Why You Should Use Captivating Blog Titles & Why Bloggers Love Them


Captivating Blog Titles

Are you a blogger or freelance writer craving to learn how to create exciting articles and surprising guest posts that create stir and debate?

I’ve been in the online marketing game for more than 10 years now, and I’ve seen dozens of different types of articles, such as; how-to tips, resource type articles, ultimate guides, top lists, interview style content, you name it.

You’ve seen them before, right? Did you also notice how most of them are quite boring?

Let’s face it! How often can we read the same “how to generate traffic to your blog” or “how to get blog comments” type of articles? They are predictable, just like a boring movie. There’s nothing exciting or new about the topic for the reader.
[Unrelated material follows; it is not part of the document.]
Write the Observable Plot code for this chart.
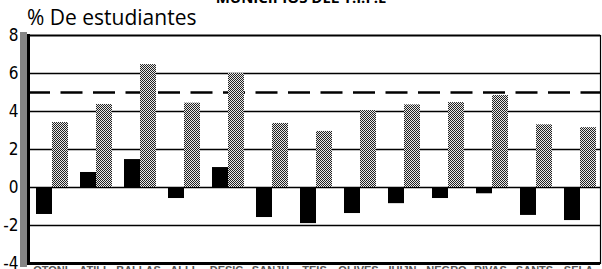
<!DOCTYPE html>
<html><head><meta charset="utf-8">
<script src="https://cdn.jsdelivr.net/npm/d3@7"></script>
<script src="https://cdn.jsdelivr.net/npm/@observablehq/plot@0.6"></script>
<style>
body{margin:0;background:#fff;overflow:hidden}
#wrap{position:relative;width:602px;height:269px;overflow:hidden;background:#fff}
#chart{position:absolute;left:0;top:0}
#title{position:absolute;left:0;width:602px;text-align:center;top:-13px;font:bold 15px "Open Sans",sans-serif;color:#000;white-space:nowrap}
#ylab{position:absolute;left:27px;top:3px;font:21px "Open Sans",sans-serif;color:#000;white-space:nowrap}
</style></head><body>
<div id="wrap"><div id="chart"></div><div id="title">MUNICIPIOS DEL T.I.F.E</div><div id="ylab">% De estudiantes</div></div>
<script>
// Data
const municipios = ["OTONI", "ATILL", "BALLAS", "ALLI", "DESIC", "SANJU", "TEIS", "OLIVES", "IUIJN", "NEGRO", "RIVAS", "SANTS", "SELA"];
const serieNegra = [-1.42, 0.79, 1.47, -0.58, 1.05, -1.58, -1.9, -1.37, -0.85, -0.58, -0.33, -1.47, -1.74];
const serieGris = [3.42, 4.37, 6.47, 4.44, 6.0, 3.37, 2.95, 4.05, 4.35, 4.47, 4.84, 3.3, 3.15];
const yTicks = [-4, -2, 0, 2, 4, 6, 8];
const gridValues = [-2, 0, 2, 4, 6];
const referencia = [5];
const yDomain = [-4, 8];

const negra = municipios.map((m, i) => ({municipio: m, valor: serieNegra[i]}));
const gris = municipios.map((m, i) => ({municipio: m, valor: serieGris[i]}));

const chart = Plot.plot({
  width: 602,
  height: 300,
  marginLeft: 28,
  marginRight: 2,
  marginTop: 35,
  marginBottom: 37,
  style: {background: "#fff", color: "#000"},
  x: {domain: municipios, padding: 0, axis: null},
  y: {domain: yDomain, axis: null},
  marks: [
    Plot.ruleY(gridValues, {stroke: "#000", strokeWidth: 1.3}),
    Plot.ruleY(referencia, {stroke: "#000", strokeWidth: 2.5, strokeDasharray: "22,10.5"}),
    Plot.barY(negra, {x: "municipio", y: "valor", fill: "#000", insetLeft: 8, insetRight: 20}),
    Plot.barY(gris, {x: "municipio", y: "valor", fill: "url(#stipple)", insetLeft: 24, insetRight: 4}),
    Plot.ruleY([yDomain[1]], {stroke: "#000", strokeWidth: 2.2}),
    Plot.ruleY([yDomain[0]], {stroke: "#000", strokeWidth: 3}),
    Plot.frame({anchor: "right", stroke: "#000", strokeWidth: 1.2}),
    Plot.frame({anchor: "left", stroke: "url(#stipple)", strokeWidth: 7, dx: -5}),
    Plot.frame({anchor: "left", stroke: "#000", strokeWidth: 3}),
    Plot.axisY({ticks: yTicks, tickFormat: d => String(d), tickSize: 0, tickPadding: 10, label: null, fontSize: 17, fontFamily: "'Liberation Sans Narrow', 'DejaVu Sans Condensed', sans-serif", fill: "#000"}),
    Plot.axisX({tickSize: 0, tickPadding: 3, label: null, fontSize: 11, fontWeight: "bold", fontFamily: "'Liberation Sans Narrow', sans-serif", fill: "#555"})
  ]
});

const svg = d3.select(chart);
const defs = svg.insert("defs", ":first-child");
const p = defs.append("pattern").attr("id", "stipple").attr("width", 2).attr("height", 2).attr("patternUnits", "userSpaceOnUse");
p.append("rect").attr("width", 2).attr("height", 2).attr("fill", "#e8e8e8");
p.append("rect").attr("width", 1).attr("height", 1).attr("fill", "#222");
p.append("rect").attr("x", 1).attr("y", 1).attr("width", 1).attr("height", 1).attr("fill", "#222");

document.getElementById("chart").appendChild(chart);
</script>
</body></html>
You can usually tell if an article lacks a fresh scent just by reading its title. If it doesn’t pull me in and grab my attention, I just skip it altogether. It’s like when you read a newspaper. We skim titles and headlines until one lures us in. You do it, everybody does it!

The first lesson you have to learn before writing captivating types of articles is to make your title unique. It has to stand on its own and get visitors curious about the content.

Think Of Your Title As Cheese For The Mice

captivating blog titles

Image by ‘AlicePopkorn’

This does NOT mean you have to fake your title. You’re not allowed to create titles for the sake of getting readers to read your content, or you’ll lose them forever.

A few months ago, I remember landing on a blog featuring eye-candy posts; 9 out of 10 posts were luring me in. The bad part though was that out of those 9, maybe one had substance, if ever. The blog owner knew how to write “killer” titles, but the content failed to deliver.  I am not reading his blog any more!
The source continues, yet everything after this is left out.